**REQUIREMENTS**
Skip pictures; extract every line from the one with "What seaborn and" through the one with "from matplotlib.ticker import", exactly as written.

□ □ □ □ □

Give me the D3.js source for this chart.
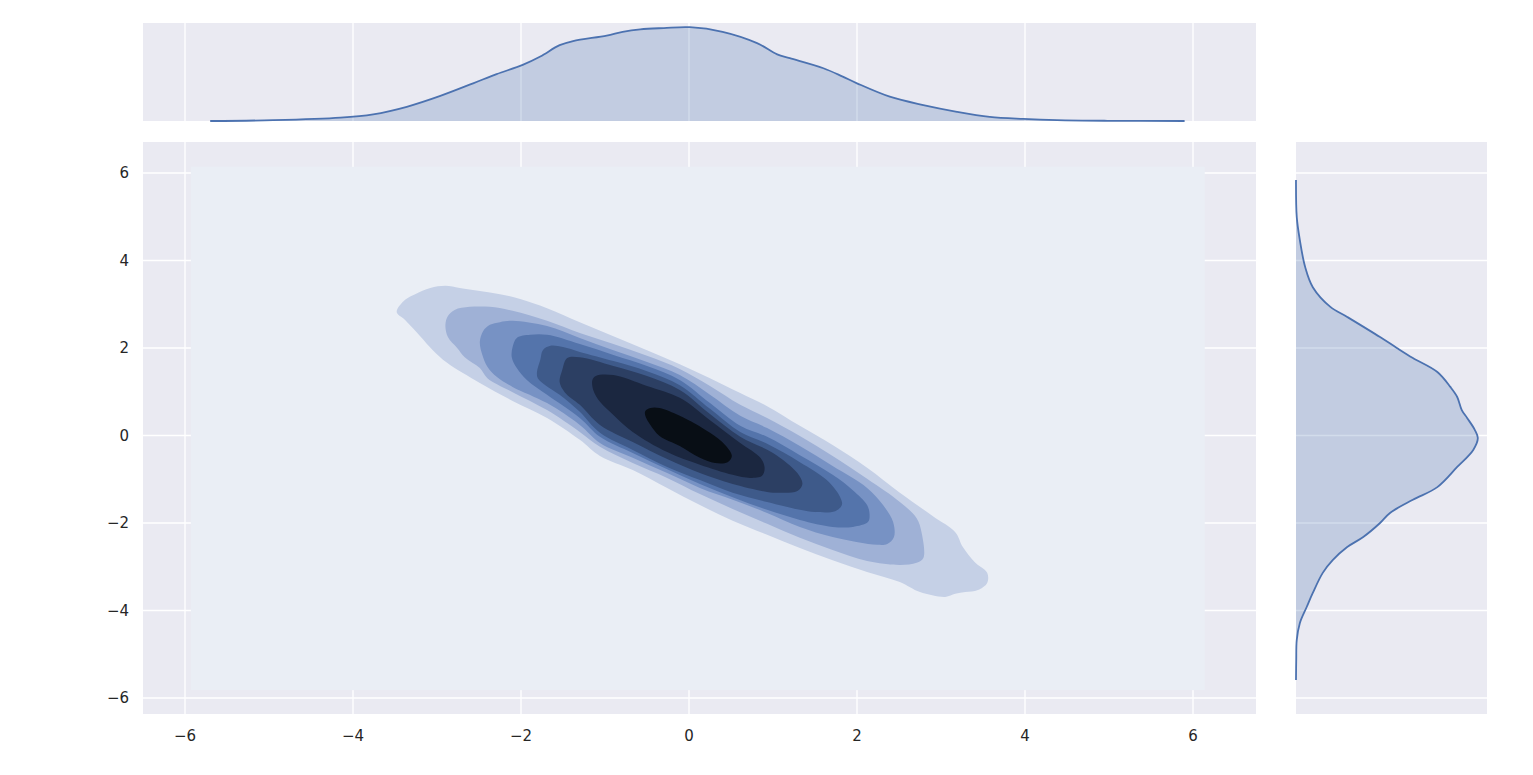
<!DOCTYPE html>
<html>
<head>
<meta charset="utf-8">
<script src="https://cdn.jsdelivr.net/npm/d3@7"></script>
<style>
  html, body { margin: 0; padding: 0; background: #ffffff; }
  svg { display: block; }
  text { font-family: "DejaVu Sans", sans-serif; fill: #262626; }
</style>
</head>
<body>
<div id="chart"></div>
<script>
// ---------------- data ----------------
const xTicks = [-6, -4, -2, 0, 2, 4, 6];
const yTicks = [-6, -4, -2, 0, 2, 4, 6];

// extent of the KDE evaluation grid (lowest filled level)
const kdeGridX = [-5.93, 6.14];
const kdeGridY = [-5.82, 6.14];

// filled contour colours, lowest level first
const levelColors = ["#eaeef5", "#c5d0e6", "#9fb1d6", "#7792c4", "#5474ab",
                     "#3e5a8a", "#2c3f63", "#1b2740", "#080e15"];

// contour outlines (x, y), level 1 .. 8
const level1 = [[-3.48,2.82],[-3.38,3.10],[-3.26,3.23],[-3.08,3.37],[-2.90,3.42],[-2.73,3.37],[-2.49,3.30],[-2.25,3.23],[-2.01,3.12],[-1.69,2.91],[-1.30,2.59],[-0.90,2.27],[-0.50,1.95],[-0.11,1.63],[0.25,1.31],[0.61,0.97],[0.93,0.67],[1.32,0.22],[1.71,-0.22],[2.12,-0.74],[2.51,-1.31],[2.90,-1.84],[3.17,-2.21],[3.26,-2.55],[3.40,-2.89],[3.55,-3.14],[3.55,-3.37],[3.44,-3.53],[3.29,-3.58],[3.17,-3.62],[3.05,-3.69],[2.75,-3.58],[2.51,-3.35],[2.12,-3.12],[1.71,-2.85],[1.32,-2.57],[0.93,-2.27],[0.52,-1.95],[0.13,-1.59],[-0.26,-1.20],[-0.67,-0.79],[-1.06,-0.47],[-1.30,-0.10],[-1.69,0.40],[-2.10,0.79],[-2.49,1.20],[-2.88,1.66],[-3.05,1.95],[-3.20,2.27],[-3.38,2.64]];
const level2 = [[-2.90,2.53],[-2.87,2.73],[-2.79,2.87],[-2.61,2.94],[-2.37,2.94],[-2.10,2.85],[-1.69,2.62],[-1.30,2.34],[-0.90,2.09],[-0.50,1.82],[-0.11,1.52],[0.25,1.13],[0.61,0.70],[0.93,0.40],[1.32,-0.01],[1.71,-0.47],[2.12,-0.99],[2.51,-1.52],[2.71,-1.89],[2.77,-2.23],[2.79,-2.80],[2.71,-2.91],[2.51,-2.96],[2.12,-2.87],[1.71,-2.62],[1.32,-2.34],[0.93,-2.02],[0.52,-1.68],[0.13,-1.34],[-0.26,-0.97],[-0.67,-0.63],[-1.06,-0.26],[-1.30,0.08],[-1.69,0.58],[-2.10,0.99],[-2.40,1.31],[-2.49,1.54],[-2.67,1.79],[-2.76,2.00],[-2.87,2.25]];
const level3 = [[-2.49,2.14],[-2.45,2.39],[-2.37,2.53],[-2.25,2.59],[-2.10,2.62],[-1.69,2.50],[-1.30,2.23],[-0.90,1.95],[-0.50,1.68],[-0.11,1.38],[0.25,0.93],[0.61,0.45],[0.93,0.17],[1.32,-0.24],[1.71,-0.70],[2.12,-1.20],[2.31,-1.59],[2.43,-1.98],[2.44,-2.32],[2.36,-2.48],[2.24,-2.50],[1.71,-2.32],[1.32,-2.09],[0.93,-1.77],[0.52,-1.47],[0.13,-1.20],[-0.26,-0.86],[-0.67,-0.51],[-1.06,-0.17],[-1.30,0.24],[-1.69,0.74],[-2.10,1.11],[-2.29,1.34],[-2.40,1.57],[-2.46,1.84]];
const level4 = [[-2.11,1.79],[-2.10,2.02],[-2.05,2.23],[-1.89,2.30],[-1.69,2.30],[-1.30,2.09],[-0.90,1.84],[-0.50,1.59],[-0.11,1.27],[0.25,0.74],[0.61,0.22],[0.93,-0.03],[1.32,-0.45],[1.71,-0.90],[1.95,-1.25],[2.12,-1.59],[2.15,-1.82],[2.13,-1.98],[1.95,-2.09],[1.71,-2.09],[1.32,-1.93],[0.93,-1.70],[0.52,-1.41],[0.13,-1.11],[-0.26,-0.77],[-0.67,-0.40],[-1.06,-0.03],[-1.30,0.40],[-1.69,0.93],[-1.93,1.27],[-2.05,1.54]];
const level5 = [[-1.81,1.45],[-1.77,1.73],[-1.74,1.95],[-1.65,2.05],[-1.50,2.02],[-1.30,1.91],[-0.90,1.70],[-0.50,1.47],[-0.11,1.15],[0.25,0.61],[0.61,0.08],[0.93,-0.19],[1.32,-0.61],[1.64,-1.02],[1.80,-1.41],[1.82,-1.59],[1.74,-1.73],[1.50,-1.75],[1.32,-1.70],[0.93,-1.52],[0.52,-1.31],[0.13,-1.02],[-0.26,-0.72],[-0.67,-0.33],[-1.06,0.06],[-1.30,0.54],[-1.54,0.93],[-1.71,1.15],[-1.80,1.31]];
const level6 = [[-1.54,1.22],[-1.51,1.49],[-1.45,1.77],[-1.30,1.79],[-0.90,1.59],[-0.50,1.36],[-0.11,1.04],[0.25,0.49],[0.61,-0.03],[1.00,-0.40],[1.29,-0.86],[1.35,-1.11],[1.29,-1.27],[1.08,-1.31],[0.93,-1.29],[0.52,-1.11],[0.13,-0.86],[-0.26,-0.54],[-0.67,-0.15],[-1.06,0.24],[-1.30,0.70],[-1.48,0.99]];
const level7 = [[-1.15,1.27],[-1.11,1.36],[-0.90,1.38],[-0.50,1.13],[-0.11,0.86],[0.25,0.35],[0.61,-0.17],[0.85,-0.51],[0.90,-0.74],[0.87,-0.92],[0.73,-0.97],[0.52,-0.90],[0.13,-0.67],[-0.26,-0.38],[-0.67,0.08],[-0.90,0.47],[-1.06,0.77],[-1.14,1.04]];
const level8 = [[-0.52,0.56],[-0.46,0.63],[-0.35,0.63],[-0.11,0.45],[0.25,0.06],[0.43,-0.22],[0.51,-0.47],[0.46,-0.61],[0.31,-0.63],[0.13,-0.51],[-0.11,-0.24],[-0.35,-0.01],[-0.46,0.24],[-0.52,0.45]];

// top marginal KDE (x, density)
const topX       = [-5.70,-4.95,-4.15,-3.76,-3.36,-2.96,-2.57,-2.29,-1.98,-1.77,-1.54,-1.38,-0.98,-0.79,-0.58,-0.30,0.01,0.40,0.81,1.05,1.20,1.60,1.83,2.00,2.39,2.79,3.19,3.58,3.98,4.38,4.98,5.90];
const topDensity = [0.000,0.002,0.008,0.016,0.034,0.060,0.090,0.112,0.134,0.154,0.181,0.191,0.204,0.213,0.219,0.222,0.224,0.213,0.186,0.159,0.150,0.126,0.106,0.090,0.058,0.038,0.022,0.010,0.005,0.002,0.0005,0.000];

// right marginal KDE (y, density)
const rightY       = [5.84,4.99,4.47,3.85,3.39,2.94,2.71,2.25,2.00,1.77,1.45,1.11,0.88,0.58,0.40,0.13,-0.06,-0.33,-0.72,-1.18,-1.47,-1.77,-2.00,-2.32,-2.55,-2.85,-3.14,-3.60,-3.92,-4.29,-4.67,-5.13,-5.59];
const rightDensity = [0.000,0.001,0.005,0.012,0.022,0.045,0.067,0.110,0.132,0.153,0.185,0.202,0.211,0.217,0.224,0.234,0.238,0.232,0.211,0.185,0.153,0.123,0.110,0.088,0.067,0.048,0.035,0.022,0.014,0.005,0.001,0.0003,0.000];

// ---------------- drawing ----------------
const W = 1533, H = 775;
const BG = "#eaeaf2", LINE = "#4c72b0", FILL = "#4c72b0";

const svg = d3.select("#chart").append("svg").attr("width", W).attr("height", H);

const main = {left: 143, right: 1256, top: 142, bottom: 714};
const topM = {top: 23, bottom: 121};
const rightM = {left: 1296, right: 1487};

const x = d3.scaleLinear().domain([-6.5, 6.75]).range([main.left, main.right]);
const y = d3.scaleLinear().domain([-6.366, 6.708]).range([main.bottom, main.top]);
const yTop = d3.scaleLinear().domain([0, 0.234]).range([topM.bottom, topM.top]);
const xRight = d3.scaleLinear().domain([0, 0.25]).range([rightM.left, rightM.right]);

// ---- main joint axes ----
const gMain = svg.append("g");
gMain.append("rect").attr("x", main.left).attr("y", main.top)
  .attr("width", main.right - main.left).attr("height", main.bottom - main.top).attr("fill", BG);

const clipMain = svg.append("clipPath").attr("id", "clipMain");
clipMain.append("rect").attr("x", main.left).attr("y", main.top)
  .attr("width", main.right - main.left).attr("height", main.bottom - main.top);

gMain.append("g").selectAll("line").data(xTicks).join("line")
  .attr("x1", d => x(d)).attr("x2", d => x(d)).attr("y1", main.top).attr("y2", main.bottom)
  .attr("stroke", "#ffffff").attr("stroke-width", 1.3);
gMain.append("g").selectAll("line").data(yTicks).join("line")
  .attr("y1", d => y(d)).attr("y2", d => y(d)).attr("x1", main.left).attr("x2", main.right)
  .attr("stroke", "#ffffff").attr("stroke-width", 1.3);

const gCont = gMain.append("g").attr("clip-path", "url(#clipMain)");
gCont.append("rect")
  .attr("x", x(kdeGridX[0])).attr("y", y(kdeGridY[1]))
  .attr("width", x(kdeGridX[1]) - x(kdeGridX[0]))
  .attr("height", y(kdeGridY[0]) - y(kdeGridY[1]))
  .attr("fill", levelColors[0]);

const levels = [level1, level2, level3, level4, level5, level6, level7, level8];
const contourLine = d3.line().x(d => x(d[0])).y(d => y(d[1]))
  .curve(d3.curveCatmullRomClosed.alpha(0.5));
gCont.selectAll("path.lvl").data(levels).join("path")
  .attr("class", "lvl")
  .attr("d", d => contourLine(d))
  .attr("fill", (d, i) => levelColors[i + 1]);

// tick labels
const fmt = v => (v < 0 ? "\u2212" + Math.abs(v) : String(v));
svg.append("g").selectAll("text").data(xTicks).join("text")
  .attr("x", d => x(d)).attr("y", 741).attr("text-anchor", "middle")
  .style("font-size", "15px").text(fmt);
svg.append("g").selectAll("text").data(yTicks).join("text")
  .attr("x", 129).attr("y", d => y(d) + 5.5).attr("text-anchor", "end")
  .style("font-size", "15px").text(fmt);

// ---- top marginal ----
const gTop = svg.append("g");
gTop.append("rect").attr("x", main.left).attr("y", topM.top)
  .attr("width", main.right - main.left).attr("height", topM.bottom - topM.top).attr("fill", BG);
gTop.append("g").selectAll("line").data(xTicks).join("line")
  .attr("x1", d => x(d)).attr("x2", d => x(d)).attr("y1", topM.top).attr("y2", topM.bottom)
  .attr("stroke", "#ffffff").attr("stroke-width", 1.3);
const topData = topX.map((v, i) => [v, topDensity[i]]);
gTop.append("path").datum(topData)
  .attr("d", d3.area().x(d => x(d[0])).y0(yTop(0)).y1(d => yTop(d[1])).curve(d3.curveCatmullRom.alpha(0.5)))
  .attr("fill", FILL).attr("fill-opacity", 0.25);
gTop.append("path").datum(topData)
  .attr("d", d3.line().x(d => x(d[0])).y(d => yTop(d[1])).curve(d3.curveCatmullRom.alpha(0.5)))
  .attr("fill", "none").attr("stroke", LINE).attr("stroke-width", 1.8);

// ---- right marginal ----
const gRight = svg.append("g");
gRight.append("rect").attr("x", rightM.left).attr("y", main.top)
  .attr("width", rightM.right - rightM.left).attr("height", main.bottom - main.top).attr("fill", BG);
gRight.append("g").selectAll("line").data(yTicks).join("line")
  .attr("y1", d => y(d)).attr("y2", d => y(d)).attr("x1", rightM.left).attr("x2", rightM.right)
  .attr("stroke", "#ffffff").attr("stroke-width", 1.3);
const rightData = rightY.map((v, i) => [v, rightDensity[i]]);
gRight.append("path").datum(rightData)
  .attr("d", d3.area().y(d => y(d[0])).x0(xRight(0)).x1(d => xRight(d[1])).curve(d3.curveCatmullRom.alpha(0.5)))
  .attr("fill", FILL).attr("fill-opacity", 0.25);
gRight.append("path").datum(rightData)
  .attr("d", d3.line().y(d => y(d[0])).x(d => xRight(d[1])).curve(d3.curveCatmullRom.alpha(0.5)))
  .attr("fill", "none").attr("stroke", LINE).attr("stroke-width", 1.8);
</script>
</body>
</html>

□ □ □ □ □

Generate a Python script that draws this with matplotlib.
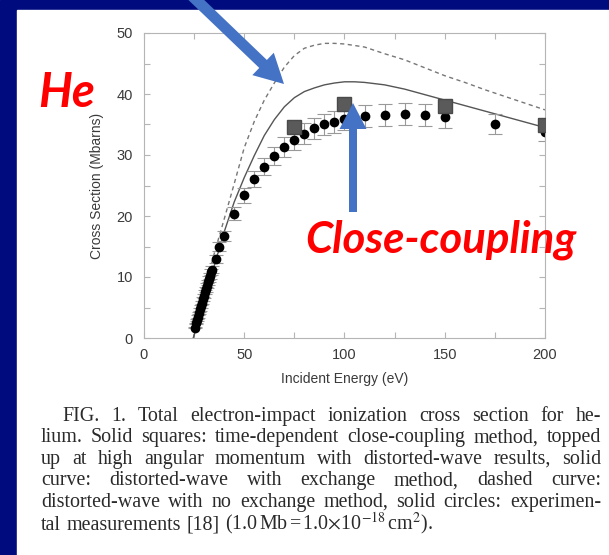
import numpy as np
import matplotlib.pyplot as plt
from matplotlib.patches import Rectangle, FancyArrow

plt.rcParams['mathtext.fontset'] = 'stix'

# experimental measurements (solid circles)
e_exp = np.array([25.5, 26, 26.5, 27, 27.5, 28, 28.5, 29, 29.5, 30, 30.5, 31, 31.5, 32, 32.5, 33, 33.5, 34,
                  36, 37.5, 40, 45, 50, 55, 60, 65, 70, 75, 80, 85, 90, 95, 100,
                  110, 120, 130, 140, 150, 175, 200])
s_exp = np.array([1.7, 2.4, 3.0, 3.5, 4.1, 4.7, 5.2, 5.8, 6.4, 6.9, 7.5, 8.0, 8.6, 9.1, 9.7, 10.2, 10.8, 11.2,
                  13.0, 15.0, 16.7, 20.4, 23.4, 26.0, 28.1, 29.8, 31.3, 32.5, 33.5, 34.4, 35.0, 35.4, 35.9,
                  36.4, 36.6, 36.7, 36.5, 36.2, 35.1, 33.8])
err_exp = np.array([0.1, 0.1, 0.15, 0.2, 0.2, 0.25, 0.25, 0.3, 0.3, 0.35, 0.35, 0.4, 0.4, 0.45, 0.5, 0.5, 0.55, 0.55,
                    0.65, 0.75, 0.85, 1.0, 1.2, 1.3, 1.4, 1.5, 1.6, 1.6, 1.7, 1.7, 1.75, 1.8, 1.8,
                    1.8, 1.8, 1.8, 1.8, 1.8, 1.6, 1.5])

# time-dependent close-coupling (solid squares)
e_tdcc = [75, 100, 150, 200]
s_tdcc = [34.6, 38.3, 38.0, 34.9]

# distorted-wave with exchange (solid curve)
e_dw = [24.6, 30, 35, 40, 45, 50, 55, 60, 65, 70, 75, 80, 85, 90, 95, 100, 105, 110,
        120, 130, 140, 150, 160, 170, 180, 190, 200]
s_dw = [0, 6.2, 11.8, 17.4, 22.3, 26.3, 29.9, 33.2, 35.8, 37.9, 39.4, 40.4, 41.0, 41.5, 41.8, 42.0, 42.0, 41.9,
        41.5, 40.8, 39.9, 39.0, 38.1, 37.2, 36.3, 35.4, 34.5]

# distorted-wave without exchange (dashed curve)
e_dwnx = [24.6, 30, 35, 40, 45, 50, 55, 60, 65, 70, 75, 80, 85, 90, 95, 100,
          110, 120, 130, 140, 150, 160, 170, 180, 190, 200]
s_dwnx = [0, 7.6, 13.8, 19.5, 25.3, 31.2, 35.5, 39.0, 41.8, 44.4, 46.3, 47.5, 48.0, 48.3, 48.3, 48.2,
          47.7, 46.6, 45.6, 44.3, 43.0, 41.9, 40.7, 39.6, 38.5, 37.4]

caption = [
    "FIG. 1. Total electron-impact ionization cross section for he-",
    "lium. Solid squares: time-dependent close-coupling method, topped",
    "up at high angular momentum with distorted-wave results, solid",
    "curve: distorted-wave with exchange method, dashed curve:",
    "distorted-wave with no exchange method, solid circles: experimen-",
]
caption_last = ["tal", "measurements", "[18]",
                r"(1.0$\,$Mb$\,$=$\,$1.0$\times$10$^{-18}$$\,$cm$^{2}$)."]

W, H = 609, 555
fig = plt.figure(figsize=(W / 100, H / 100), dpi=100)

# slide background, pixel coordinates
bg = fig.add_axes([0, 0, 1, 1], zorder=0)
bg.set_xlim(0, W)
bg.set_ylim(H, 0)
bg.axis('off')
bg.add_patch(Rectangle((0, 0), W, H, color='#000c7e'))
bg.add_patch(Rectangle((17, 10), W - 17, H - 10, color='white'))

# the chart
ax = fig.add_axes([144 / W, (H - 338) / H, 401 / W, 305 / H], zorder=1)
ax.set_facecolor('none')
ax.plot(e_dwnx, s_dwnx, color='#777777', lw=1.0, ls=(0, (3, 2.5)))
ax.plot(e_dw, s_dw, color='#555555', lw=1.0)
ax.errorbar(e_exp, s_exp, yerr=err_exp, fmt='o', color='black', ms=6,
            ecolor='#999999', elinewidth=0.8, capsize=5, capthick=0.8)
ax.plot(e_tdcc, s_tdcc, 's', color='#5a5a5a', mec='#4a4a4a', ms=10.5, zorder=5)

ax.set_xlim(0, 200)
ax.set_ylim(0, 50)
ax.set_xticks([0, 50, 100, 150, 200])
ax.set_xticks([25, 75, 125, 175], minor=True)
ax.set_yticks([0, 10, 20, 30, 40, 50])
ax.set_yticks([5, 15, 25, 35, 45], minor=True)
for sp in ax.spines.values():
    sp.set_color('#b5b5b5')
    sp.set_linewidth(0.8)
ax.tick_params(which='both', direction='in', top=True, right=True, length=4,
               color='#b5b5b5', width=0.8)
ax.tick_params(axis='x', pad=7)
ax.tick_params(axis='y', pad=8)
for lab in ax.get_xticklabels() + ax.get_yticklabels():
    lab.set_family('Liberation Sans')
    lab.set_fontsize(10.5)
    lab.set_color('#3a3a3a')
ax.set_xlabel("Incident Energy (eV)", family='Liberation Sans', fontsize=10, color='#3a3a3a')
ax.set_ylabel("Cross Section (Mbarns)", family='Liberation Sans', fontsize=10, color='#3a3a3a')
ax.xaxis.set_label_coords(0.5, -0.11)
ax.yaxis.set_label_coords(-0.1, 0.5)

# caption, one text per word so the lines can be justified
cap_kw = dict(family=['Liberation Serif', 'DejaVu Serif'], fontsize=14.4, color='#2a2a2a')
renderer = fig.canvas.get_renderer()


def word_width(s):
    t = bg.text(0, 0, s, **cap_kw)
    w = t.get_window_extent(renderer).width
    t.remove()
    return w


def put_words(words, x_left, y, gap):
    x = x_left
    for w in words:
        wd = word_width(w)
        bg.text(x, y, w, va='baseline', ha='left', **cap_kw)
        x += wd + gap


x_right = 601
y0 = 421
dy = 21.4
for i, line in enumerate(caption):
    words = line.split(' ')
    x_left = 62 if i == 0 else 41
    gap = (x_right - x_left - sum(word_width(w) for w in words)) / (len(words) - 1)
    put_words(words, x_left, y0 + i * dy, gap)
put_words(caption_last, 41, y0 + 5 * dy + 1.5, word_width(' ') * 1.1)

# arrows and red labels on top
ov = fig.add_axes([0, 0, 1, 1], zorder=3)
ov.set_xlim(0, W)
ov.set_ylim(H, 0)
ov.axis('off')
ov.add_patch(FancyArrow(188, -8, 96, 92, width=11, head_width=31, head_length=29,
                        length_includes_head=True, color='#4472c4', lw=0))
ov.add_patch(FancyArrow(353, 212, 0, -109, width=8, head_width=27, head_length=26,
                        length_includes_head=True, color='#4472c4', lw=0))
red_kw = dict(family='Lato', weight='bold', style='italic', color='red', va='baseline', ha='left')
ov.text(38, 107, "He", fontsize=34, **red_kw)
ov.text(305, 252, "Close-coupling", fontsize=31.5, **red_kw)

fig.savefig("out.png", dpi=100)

□ □ □ □ □

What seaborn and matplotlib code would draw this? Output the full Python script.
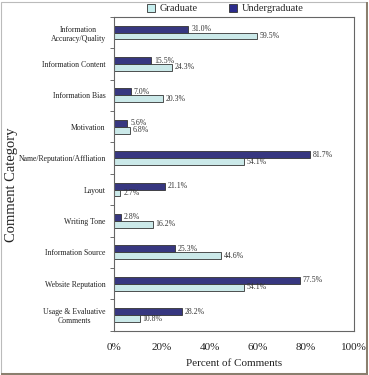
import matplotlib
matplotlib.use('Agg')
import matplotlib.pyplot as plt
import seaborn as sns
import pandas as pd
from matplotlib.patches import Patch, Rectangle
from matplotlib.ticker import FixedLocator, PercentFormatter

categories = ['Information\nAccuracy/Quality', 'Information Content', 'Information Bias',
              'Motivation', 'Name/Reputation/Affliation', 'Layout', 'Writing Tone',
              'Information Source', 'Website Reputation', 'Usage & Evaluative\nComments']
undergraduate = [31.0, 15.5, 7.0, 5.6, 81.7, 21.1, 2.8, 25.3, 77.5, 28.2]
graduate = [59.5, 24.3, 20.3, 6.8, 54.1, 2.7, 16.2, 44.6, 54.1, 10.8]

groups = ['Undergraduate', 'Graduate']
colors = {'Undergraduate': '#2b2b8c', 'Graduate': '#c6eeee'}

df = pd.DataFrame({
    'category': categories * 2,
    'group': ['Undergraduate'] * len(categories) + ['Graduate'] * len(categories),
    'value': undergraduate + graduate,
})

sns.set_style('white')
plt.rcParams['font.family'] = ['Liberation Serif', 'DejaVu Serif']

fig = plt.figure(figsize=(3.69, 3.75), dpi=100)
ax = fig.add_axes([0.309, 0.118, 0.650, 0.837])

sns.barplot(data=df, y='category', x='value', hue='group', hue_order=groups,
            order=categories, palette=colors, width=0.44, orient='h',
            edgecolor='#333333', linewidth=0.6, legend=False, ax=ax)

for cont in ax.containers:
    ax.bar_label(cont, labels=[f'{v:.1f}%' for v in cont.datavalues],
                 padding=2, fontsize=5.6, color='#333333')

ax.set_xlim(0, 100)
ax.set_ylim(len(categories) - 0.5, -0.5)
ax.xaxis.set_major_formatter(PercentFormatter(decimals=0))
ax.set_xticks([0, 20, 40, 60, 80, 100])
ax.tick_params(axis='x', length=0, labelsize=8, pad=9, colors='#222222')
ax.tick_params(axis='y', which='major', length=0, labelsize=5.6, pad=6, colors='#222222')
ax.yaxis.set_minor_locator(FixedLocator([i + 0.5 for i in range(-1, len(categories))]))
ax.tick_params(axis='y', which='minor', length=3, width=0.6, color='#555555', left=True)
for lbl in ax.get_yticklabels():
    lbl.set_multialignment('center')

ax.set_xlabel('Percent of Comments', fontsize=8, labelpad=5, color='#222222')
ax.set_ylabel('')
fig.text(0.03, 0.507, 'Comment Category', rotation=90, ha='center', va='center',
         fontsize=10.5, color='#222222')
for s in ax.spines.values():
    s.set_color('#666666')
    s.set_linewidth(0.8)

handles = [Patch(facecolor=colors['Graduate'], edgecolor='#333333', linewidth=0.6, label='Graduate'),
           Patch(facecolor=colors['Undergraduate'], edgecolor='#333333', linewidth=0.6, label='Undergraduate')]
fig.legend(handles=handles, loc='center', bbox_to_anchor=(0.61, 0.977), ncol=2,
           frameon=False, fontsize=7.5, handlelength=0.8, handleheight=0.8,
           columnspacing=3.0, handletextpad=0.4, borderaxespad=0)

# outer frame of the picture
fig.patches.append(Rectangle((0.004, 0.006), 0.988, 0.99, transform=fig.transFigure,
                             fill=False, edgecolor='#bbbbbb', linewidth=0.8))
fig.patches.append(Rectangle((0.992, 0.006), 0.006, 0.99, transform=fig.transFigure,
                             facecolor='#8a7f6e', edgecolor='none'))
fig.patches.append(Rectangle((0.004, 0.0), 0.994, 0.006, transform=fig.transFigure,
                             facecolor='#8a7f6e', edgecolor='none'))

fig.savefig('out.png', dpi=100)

□ □ □ □ □

**ANSWER BELOW**
What seaborn and matplotlib code would draw this? Output the full Python script.
import matplotlib
matplotlib.use('Agg')
import matplotlib.pyplot as plt
import seaborn as sns
import pandas as pd
from matplotlib.patches import Patch, Rectangle
from matplotlib.ticker import FixedLocator, PercentFormatter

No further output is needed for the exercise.